We are not economic robots.


I can't say I like the grandparents "robotic" tone, but I have to disagree with you here on what all is required for coordinated efforts. People disagree locally on norms and etiquette all the time precisely because we are not robots. In fact the simple mechanism of agreeing on a price allows us to coordinate our activities despite disagreeing on so much else. Our differences play a role in making us human. So does our ability to coordinate without all being of the same mind.

On a larger scale, trade persists across legal divides - with much of this facilitated via contracts, which are actually not excluded by the grandparent comment. Here what I am really claiming that contracts are a form of generalized price. So trade, coordinated work, productive efforts large and small, are basically all facilitated by people coming to agreement on price, one way or another (unless the type of coordination involves a group of friends coordinating via friendship - or maybe some generalized version of that). The "price" agreement itself may be long winded (e.g. a contract with many conditions) but it is the basic mechanism of price that coordinates so much. Even world peace. Nations that trade together are less inclined to go to war with one another. (Absent a coercive situation that is. Without coercion, trade is mutually beneficial, by the standards of the parties willfully involved, and nobody wars with their benefactor)

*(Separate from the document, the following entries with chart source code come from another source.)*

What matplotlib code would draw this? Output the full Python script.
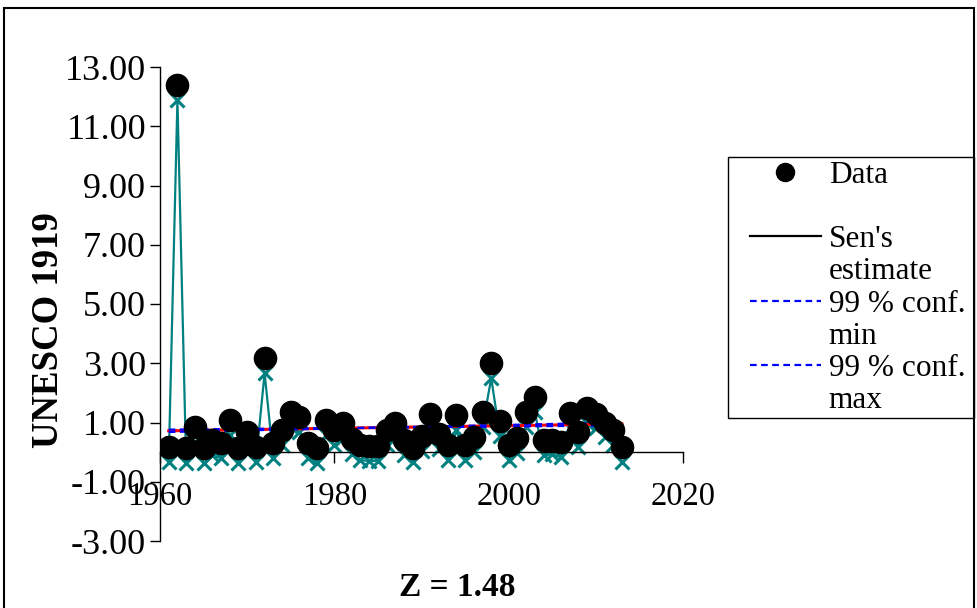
import matplotlib
matplotlib.use("Agg")
import matplotlib.pyplot as plt
from matplotlib.lines import Line2D
from matplotlib.patches import Rectangle
import numpy as np

plt.rcParams['font.family'] = ['Liberation Serif', 'DejaVu Serif']

years = list(range(1961, 2014))
data = [0.17, 12.40, 0.13, 0.84, 0.13, 0.40, 0.30, 1.07, 0.13, 0.67,
        0.17, 3.17, 0.30, 0.74, 1.35, 1.18, 0.30, 0.13, 1.07, 0.74,
        0.97, 0.45, 0.23, 0.20, 0.20, 0.74, 0.97, 0.40, 0.15, 0.55,
        1.30, 0.60, 0.25, 1.24, 0.23, 0.50, 1.35, 3.00, 1.05, 0.23,
        0.46, 1.35, 1.86, 0.40, 0.42, 0.33, 1.33, 0.67, 1.48, 1.30,
        1.00, 0.74, 0.17]
residual_offset = 0.5
residual = [v - residual_offset for v in data]

trend_years = [1961, 2013]
sen_estimate = [0.72, 0.95]
conf99_min = [0.76, 0.90]
conf99_max = [0.68, 1.00]

xticks = [1960, 1980, 2000, 2020]
yticks = [-3, -1, 1, 3, 5, 7, 9, 11, 13]

W, H = 978, 608
fig = plt.figure(figsize=(W / 100, H / 100), dpi=100)
ax = fig.add_axes([160 / W, 1 - 541 / H, (683 - 160) / W, (541 - 67) / H])

ax.plot(years, residual, color='#008080', lw=1.6, marker='x', ms=10, mew=2.2, zorder=2)
ax.plot(trend_years, sen_estimate, color='red', lw=2.2, zorder=3)
ax.plot(trend_years, conf99_min, color='blue', lw=1.6, ls=(0, (3, 2)), zorder=3)
ax.plot(trend_years, conf99_max, color='blue', lw=1.6, ls=(0, (3, 2)), zorder=3)
ax.plot(years, data, ls='none', marker='o', ms=16, color='black', zorder=4)

ax.set_xlim(1960, 2020)
ax.set_ylim(-3, 13)
ax.set_xticks(xticks)
ax.set_xticklabels([str(t) for t in xticks])
ax.set_yticks(yticks)
ax.set_yticklabels([f"{t:.2f}" for t in yticks])
ax.spines['top'].set_visible(False)
ax.spines['right'].set_visible(False)
ax.spines['bottom'].set_position(('data', 0))
ax.spines['left'].set_linewidth(1.0)
ax.spines['bottom'].set_linewidth(1.0)
ax.tick_params(axis='x', direction='out', length=8, width=1, pad=13, labelsize=23.5)
ax.tick_params(axis='y', direction='out', length=7, width=1, pad=3, labelsize=26)
ax.set_ylabel('UNESCO 1919', fontsize=26.5, fontweight='bold')
ax.yaxis.set_label_coords(-0.18, 0.445)

fig.text(457 / W, 1 - 587 / H, 'Z = 1.48', fontsize=24, fontweight='bold',
         ha='center', va='center')

blank = Line2D([], [], ls='none')
handles = [Line2D([], [], ls='none', marker='o', ms=13, color='black'),
           blank,
           Line2D([], [], color='black', lw=1.6),
           blank,
           Line2D([], [], color='blue', lw=1.6, ls=(0, (3, 2))),
           blank,
           Line2D([], [], color='blue', lw=1.6, ls=(0, (3, 2))),
           blank]
labels = ['Data', ' ', "Sen's", 'estimate', '99 % conf.', 'min', '99 % conf.', 'max']
leg = fig.legend(handles, labels, loc='upper left', bbox_to_anchor=(750 / W, 1 - 161 / H),
                 fontsize=22.5, frameon=False, handlelength=2.26, handletextpad=0.26,
                 labelspacing=0.10, borderpad=0, borderaxespad=0)

fig.patches.append(Rectangle((728 / W, 1 - 418 / H), (974 - 728) / W, (418 - 157) / H,
                             transform=fig.transFigure, fill=False,
                             edgecolor='black', lw=1.0))
fig.patches.append(Rectangle((4 / W, -0.02), (974 - 4) / W, 1 - 8 / H + 0.02,
                             transform=fig.transFigure, fill=False,
                             edgecolor='black', lw=1.5))

fig.savefig('out.png', dpi=100)
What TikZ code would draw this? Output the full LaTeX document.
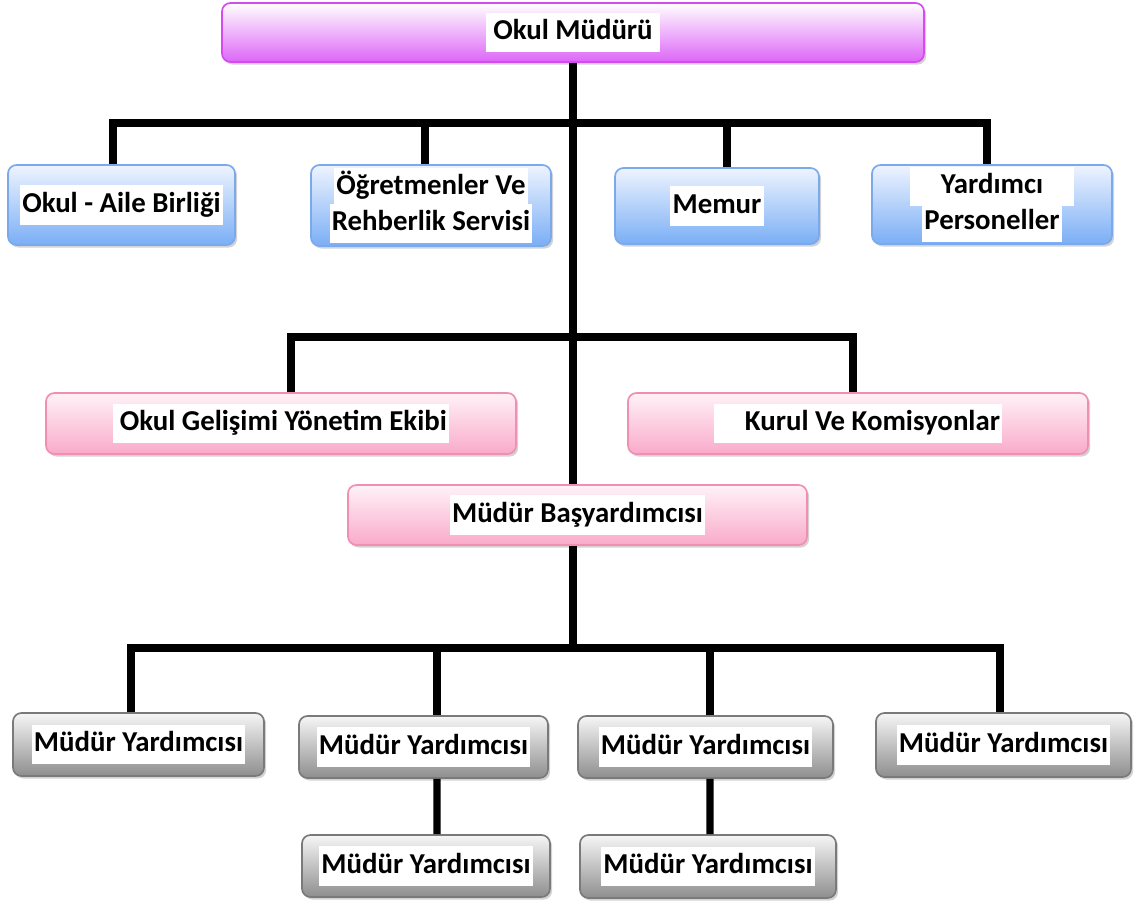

Therefore, I would argue that we only need generalized prices (and a lack of coercion) in order to coordinate peaceably. We do not need to agree on norms and etiquette. Of course, if one party decides to spoil things and coerce another into a bad deal, or into conforming to its norms, etc., law becomes more important. (Of course in reality somebody always tries to spoil things so law is important from the very beginning, especially locally. I might argue that law becomes weaker anyway as we scale up towards nation state scale coordination where laws differ on both sides and contracts sort of blend into treaties). I am making broad statements about large scale action and I don't like that. Maybe better to sum up the position by saying given basic conditions - 1. property rights that try to be consistent, 2. dependable and consistent legal protection, and 3. a functioning price system (the less manipulated the better), we can coordinate imperfectly, but better than expected given the vast swaths of differences of opinion, taste, and preferences, that make us so human.